• Edição 103
  • 18 de outubro de 2007

Por uma boa causa

A doença que está no ar

Marcello Henrique Corrêa

Presentes em toda a parte, alguns animais já se incorporaram ao cenário urbano. Quase irreversível, a convivência da cidade com esses animais pode ser um dos fatores causadores de algumas doenças. Pensando nisso, a editoria Por uma boa causa desta semana segue com a série de reportagens sobre “Doenças transmitidas por animais”. Em pauta, a criptococose.
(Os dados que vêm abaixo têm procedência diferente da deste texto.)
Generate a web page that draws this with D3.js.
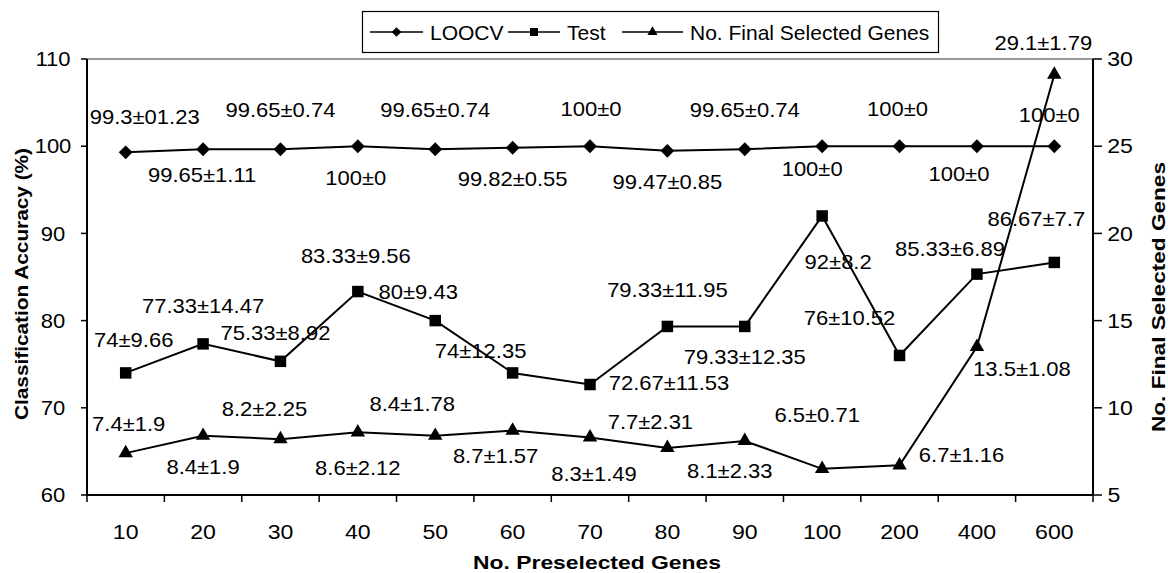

O nome é estranho à maioria das pessoas, mas um de seus principais causadores está por toda parte: os pombos. Encontradas em bandos em qualquer grande cidade, essas aves hospedam o agente causador, o fungo Cryptococcus neoformans, abundante em suas fezes, como explica Ricardo Pereira Igreja, professor do serviço de Doenças Infecciosas e Parasitárias (DIP), do Hospital Unniversitário Clementino Fraga Filha da UFRJ.  “Esse microrganismo, na verdade, está na natureza. Contudo, as fezes do pombo oferecem ao fungo um ambiente mais propício para a proliferação.”

A transmissão é bem simples: pela respiração. A inalação dos esporos provoca a infecção do organismo. A princípio, o fungo se instala no pulmão. A partir de então, provoca a infecção facilmente e, por isso, o infectologista é radical em sua afirmação: “Para prevenir realmente a infecção somente parando de respirar”, obviamente, impossível.

– Apesar disso, muitas pessoas desenvolvem a infecção e não evoluem para a doença. O fungo permanece na forma latente e não caminha necessariamente à fase sintomática da doença — conta Ricardo Igreja. Segundo ele, a criptococose se divide na fase assintomática, quando o fungo se instala, principalmente nos pulmões, e na fase em que ocorrem os quadros de meningite. “É raro a doença evoluir, em pacientes saudáveis, para a meningite. Geralmente, o próprio sistema imunológico elimina o fungo”, relata Igreja.

Como o tratamento da primeira fase da doença está initimamente ligado ao sistema imunológico, pacientes imunodeficientes, portadores de AIDS, são os que mais sofrem com ela. “No início da década de 1990, tínhamos no Hospital Universitário cerca de 50 pacientes apresentando meningite causada por criptococose. Era quase um por semana. A maioria desses era imunodeficiente”, lembra o médico. Contudo, esse quadro, hoje em dia, já é bastante diferente. “Atualmente, com os avanços na área de medicamentos, os chamados coquetéis ajudam no aumento da capacidade imunológica de pacientes com AIDS, diminuindo muito a incidência da criptococose em seu quadro mais grave”, afirma o professor.

Mesmo assim, segundo Ricardo Igreja, o quadro mais grave pode ocorrer, ainda que raramente, em qualquer indivíduo. “Se o paciente estiver debilitado, podem acontecer os casos de meningite e os óbitos não são raros”, afirma. “O tratamento é relativamente desagradável ao paciente, adota medicamentos causadores de alguns efeitos colaterais, mas são eficazes. Existem remédios mais brandos em efeitos colaterais, mas não têm eficácia tão boa”, completa o professor, relatando a parte mais complexa da enfermidade.

Contudo, o pombo não é o único vilão dessa história. O professor ressalta, além dos esporos serem encontrados em outras aves, também se desenvolvem em árvores, principalmente no eucalipto. “Hoje em dia já se estuda a chamada ecoepidemiologia, que analisa a ocorrência de fungos em árvores. Grupos no Brasil, inclusive, já estudam esses casos”, comenta Igreja. A ocorrência do fungo em eucaliptos se dá através de outra variedade do Cryptococcus neoforman: a gatti. “Taxonomistas ainda divergem sobre se é outra espécie ou se é apenas uma nova variedade. De qualquer forma, a doença causada é a mesma”, afirma o médico.

Devido a essa variedade de hospedeiros do fungo, Ricardo Igreja considera medidas drásticas de controle de pombos desnecessárias para a prevenção de casos de criptococose. Recentemente, vereadores da cidade de Campo Mourão propuseram um controle de pombos na cidade, por meio de câmaras de gás. Um dos objetivos da ação era prevenir a criptococose. “Como já disse, o esporo está na natureza, e não só nos pombos. A melhor medida para evitar problemas mais graves com a criptococose é fazer um diagnóstico rápido e iniciar o tratamento o quanto antes”, conclui o médico.